Thomas was referencing Malone's two missed free throws during Game 1 of the 1997 NBA Finals. Had Malone made those two foul shots, the Jazz would've taken a late lead over the Bulls, putting themselves in a position to win Game 1. Instead, in typical Jordan fashion, his late game heroics put the Bulls in front and led his team to victory.
True to his stern, no-nonsense demeanor, Malone wasn't looking for sympathy after his failing to produce in a big spot.
“I'm from Summerfield, Louisiana,'' Malone said to Stephen A. Smith of the Philadelphia Inquirer after the game. “Where I'm from, we don't make excuses. I missed the free throws. We lost the game. It happens.''
One narrative that came from Malone's missed free throw was the Bulls' Scottie Pippen, telling Malone – who was standing at the foul line – that “the Mailman doesn't deliver on Sundays.”
It didn't matter that Malone – the 1996-97 NBA MVP – averaged nearly 30 points and 10 rebounds a game every season, it didn't matter that he worked hard on his free throws, improving from a 48 percent free throw shooter in his rookie season to 75 percent during the 1996-97 regular season.
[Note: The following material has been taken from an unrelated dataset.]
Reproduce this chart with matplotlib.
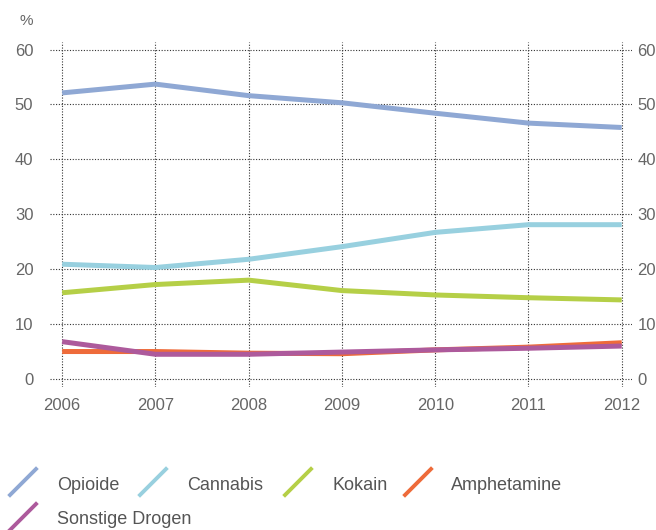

It didn't even matter that Malone's 26 points and 11.4 rebounds per game were, at times, carrying the Jazz that postseason.
The Mailman seemed unable to put a stamp on his success.
Despite Malone and Stockton, the Jazz could not defeat the Bulls, losing to them in six games. However, Malone and company got another chance the following season, reaching the NBA Finals once again following an NBA-best 62-20 regular season.
Malone's free throw shooting improved but the Bulls' tight defense, led by Pippen and Dennis Rodman, seemed to impact him the entire series. Once again, the Jazz lost to the Bulls with the dagger coming courtesy of a Jordan jumper in what's now an iconic NBA moment.
The Jazz never returned to the NBA Finals following their two consecutive series losses to the Bulls, casting doubts that Malone would ever win a championship. In a last attempt to get that championship, the 13th pick in the 1985 draft signed a one-year, $1.5 million contract with the Los Angeles Lakers before the 2003-04 season, a team that had won three of the last four NBA championships.
Legendary point guard “The Glove” Gary Payton also joined the Lakers that offseason. With their new acquisitions, the Lakers, led by incumbents Kobe Bryant and Shaquille O'Neal, were prime to add to their legacy and add the missing feather to Malone's cap.
Instead, Malone suffered through his first injury-riddled season, playing in just 42 games while averaging 8.7 rebounds and a career-low 13.2 points. While the Lakers did make it to the NBA Finals that year, with Malone's veteran savvy playing a huge role, they were promptly crushed by the Detroit Pistons in five games.
That season turned out to be Malone's last.
Just like that, Malone was gone from the NBA after two decades of dominance and an NBA record 95 postseason losses.
The Louisiana-Tech superstar's on-court accomplishments stood in rarefied territory. Upon retirement, Malone finished with 36,928 points, putting him just under 2,000 points behind Kareem Abdul-Jabbar (38,387) for second place on the all-time list. In fact, Malone and Abdul-Jabbar are the only two people in an exclusive club of players with at least 36,000 career points and 14,000 rebounds.
It was only a matter of time before Malone was enshrined in the National Basketball Hall of Fame, an honor he received in 2010. During his acceptance speech (via Desert News), Malone thanked everybody from his mother to his legendary coach of 15 seasons in Utah, Jerry Sloan.
Emphasizing his desire to share his success with others, Malone claimed that he wanted to do nothing else but “try to play hard” during his career.
While his efforts didn't earn him a ring, they did earn him the respect of everybody in the game. A championship would've been great but it was his desire to earn one that shined through.
"Even though he never won a championship, he had an outstanding career," said Sloan to NBA.com about Malone. "He played a lot of times when he shouldn't have. He did whatever he could to try to win, and I think that kind of thing is overlooked a lot these days in the game of basketball."